加州運輸部日前再度於沙加緬度清拆露宿者營地,指營地鄰近公路與輕鐵橋,堆滿雜物,構成「公共安全」風險。於是大隊人馬進駐,帳篷傾倒,財物掃走,數十人驅離,換來一塊空地,若干拍掌稱好,口中不忘一句:「我們是為了大家的安全。」
五次之後,人為何仍在原地?
Caltrans聲稱,他們非無家可歸問題的專家;而專家們,或稱缺乏通知、或說資金所限、或言地界不屬己管。整件事像極一場劇目,每人熟練地扮演自己的角色,惟獨觀眾──亦即市民與受影響者──早已不信其劇本真誠。
若僅看露宿者,或以為這是極端少數的社會邊緣現象;但真相是:沙加緬度今日之困,不是貧者過錯,而是中產也無法安身。
📉 沙加緬度的高生活指數:一場結構性荒謬
過去三年,疫情之後的在家工作(WFH)潮使大批灣區與洛杉磯居民遷入沙加緬度,人口激增,房租急升。這城市的生活指數已逼近沿海大城,但基建與福利仍是內陸水準。政府雖連年加薪、調高最低工資,但這一切只是「貨幣幻覺」(money illusion):名義收入上升,實際生活力卻原地踏步。
一名年薪五萬美元的市民,在2020年還可租得起一室一廳;今日,他可能要與兩人合租。而最低工資者,則幾乎被排除於租屋市場之外。當社會連最低標準的「一人生活方式」都無法保障,露宿者,便不是社會病症,而是制度鏡子。
🐾 人與貓狗之間,誰來選擇?
Karin Bethmann說,她不肯進庇護所,只因不願拋下三狗三貓。冷眼旁觀者或許會說她固執,但蘇格拉底會問:「當政策要求你拋棄情感以換得庇護,這還叫庇護嗎?」
制度設計之冷,在於它看不見情感;而清場之殘酷,在於它不讓你「帶着所愛去活下去」。
🏚 城市之責,不止在於清場,更在於供居
Caltrans與市府的責任推讓固然可議,但最根本的問題在於:**城市發展速度早已超出治理能力。**沙加緬度今日像一部超速列車,載着州府、科技、移民與資本,一路向北;但站台呢?仍停留在十年前的節奏與架構。
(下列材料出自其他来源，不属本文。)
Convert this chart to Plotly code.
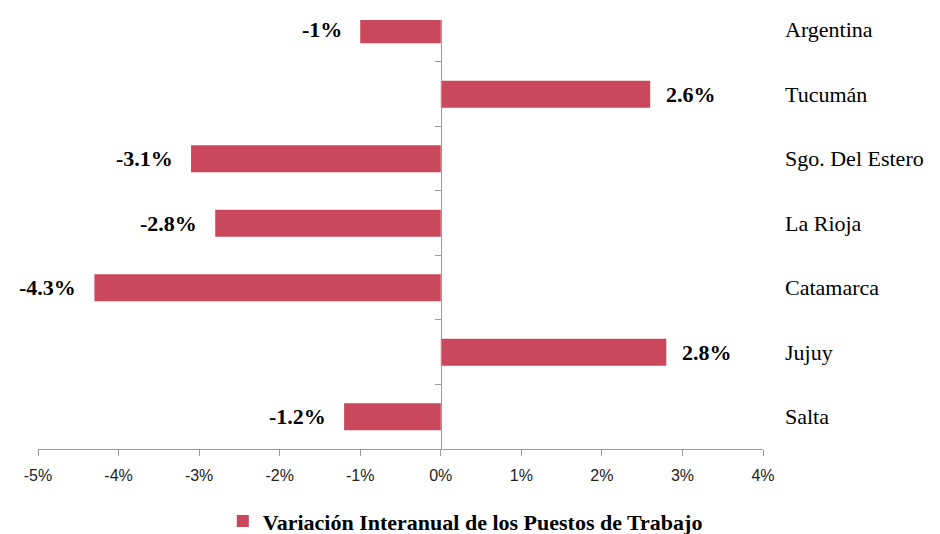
import plotly.graph_objects as go

categories = ["Salta", "Jujuy", "Catamarca", "La Rioja", "Sgo. Del Estero", "Tucumán", "Argentina"]
values = [-1.2, 2.8, -4.3, -2.8, -3.1, 2.6, -1.0]
value_labels = ["-1.2%", "2.8%", "-4.3%", "-2.8%", "-3.1%", "2.6%", "-1%"]
x_ticks = [-5, -4, -3, -2, -1, 0, 1, 2, 3, 4]
x_tick_labels = ["-5%", "-4%", "-3%", "-2%", "-1%", "0%", "1%", "2%", "3%", "4%"]
series_name = "Variación Interanual de los Puestos de Trabajo"

bar_color = "#C9485B"
axis_color = "#9a9a9a"
serif = "Liberation Serif, Times New Roman, serif"

fig = go.Figure()
fig.add_trace(go.Bar(
    x=values, y=categories, orientation="h",
    marker=dict(color=bar_color, line=dict(width=0)),
    name=series_name, showlegend=True,
))

annotations = []
for cat, v, lab in zip(categories, values, value_labels):
    annotations.append(dict(
        x=v, y=cat, xref="x", yref="y", text=lab, showarrow=False,
        xanchor="left" if v >= 0 else "right",
        xshift=14 if v >= 0 else -16,
        font=dict(family=serif, size=22, color="#000000", weight="bold"),
    ))
    annotations.append(dict(
        x=1.027, y=cat, xref="paper", yref="y", text=cat, showarrow=False,
        xanchor="left", font=dict(family=serif, size=22, color="#000000"),
    ))

fig.update_layout(
    width=940, height=534,
    margin=dict(l=38, r=177, t=20, b=85, autoexpand=False),
    paper_bgcolor="white", plot_bgcolor="white",
    bargap=0.58,
    annotations=annotations,
    xaxis=dict(
        range=[-5, 4], tickvals=x_ticks, ticktext=x_tick_labels,
        showgrid=False, zeroline=False,
        showline=True, linecolor=axis_color, linewidth=1,
        ticks="outside", ticklen=6, tickcolor=axis_color,
        ticklabelstandoff=6,
        tickfont=dict(family="Liberation Sans, Arial, sans-serif", size=16, color="#222222"),
    ),
    yaxis=dict(
        categoryorder="array", categoryarray=categories,
        range=[-0.5, 6.15],
        showgrid=False, zeroline=False, showticklabels=False,
        showline=True, linecolor=axis_color, linewidth=1,
        ticks="outside", ticklen=6, tickcolor=axis_color, tickson="boundaries",
        anchor="free", position=5 / 9,
    ),
    legend=dict(
        orientation="h", xref="container", yref="container",
        x=0.495, y=0.024, xanchor="center", yanchor="middle",
        font=dict(family=serif, size=22, color="#000000", weight="bold"),
        itemwidth=30,
    ),
)

fig.write_html("out.html", config={"displayModeBar": False},
               post_script="document.body.style.margin='0';")
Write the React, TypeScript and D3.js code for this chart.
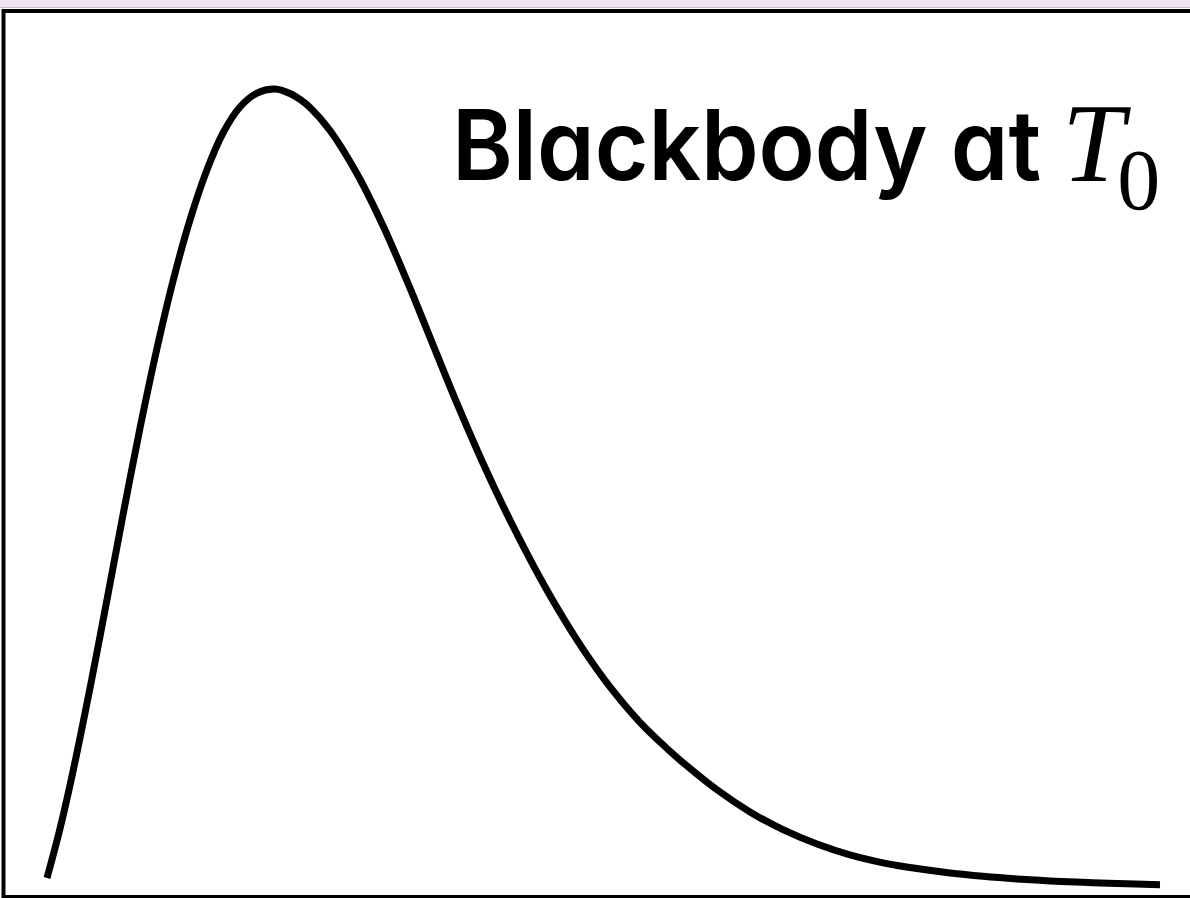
import React from 'react';
import { scaleLinear, line, curveCatmullRom } from 'd3';

// wavelength (nm) and normalised spectral intensity
const wavelength = [94, 120, 146, 180, 214, 246, 280, 314, 346, 380, 414, 446, 480, 514, 550, 580, 600, 620, 660, 714, 766, 814, 860, 914, 966, 1014, 1066, 1114, 1166, 1220, 1280, 1334, 1366, 1434, 1500, 1566, 1634, 1700, 1766, 1834, 1900, 1966, 2034, 2100, 2166, 2234, 2320];
const intensity = [0.0223, 0.0835, 0.1544, 0.2576, 0.3672, 0.4722, 0.5797, 0.6787, 0.762, 0.8378, 0.8999, 0.9455, 0.9777, 0.995, 1.0, 0.9944, 0.987, 0.9771, 0.9486, 0.895, 0.8306, 0.7622, 0.6923, 0.6104, 0.5363, 0.4732, 0.4104, 0.3575, 0.3059, 0.2591, 0.2152, 0.1828, 0.1653, 0.1316, 0.1042, 0.0822, 0.0644, 0.0509, 0.0411, 0.034, 0.0286, 0.0245, 0.0212, 0.0187, 0.0169, 0.0154, 0.014];

const labelText = 'Blackbody at';
const labelVar = 'T';
const labelSub = '0';

export default function App() {
  const width = 1190;
  const height = 898;

  const x = scaleLinear().domain([0, 2380]).range([0, width]);
  const y = scaleLinear().domain([0, 1]).range([896, 89]);

  const points: [number, number][] = wavelength.map((w, i) => [w, intensity[i]]);
  const path = line<[number, number]>()
    .x(d => x(d[0]))
    .y(d => y(d[1]))
    .curve(curveCatmullRom.alpha(0.5))(points);

  return (
    <svg
      width={width}
      height={height}
      style={{ position: 'absolute', left: 0, top: 0, background: '#fff' }}
    >
      {/* top strip */}
      <rect x={0} y={0} width={width} height={7} fill="#efe3f1" />
      <line x1={0} x2={width} y1={7.5} y2={7.5} stroke="#c8c0ca" strokeWidth={1} />

      {/* frame */}
      <rect x={3.5} y={11} width={1200} height={886} fill="none" stroke="#000" strokeWidth={4} />

      <path d={path || ''} fill="none" stroke="#000" strokeWidth={7} strokeLinecap="butt" strokeLinejoin="round" />

      <text
        x={452}
        y={180}
        fontFamily="Inter, 'Noto Sans', sans-serif"
        fontWeight={600}
        fontSize={97}
        textLength={589}
        lengthAdjust="spacingAndGlyphs"
        style={{ fontFeatureSettings: '"cv11"' }}
        fill="#000"
      >
        {labelText}
      </text>
      <text x={1062} y={181} fontFamily="'Liberation Serif', 'DejaVu Serif', serif" fill="#000">
        <tspan fontStyle="italic" fontSize={112}>{labelVar}</tspan>
        <tspan dx={-7} dy={28} fontSize={86}>{labelSub}</tspan>
      </text>
    </svg>
  );
}
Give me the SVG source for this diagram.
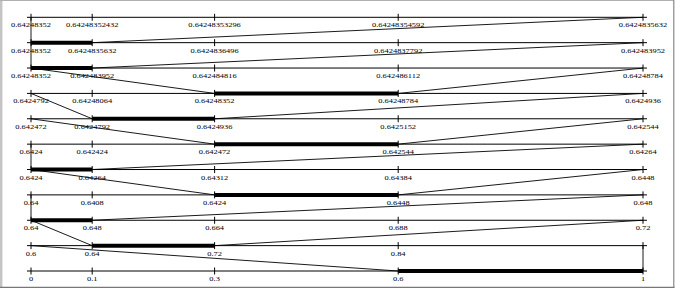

若制度未能與人口流動、物價變化齊步更新,那麼清得再乾淨的街道,也只是把破口隱藏在地毯下。下一個營地,會再生長於城市陰影裡,而政府,只會再來第六次清場。
問責,還是問心?
問Caltrans:你移走了帳篷,但人的根呢?
問市府:你開放了幾間庇護所,但能否收留一人的情感與尊嚴?
問我們這個社會:你調高了最低工資,但若最低工資者無法安家,這調整有何意義?
這不是露宿者的悲劇,而是整個制度的自我逃避。
一座城市真正的發展,不在建築數量,而在於:最無力者,是否亦有其生存的空間。若制度永遠只能給一個帳篷、而不能容一隻狗,那這城市離文明,仍遠。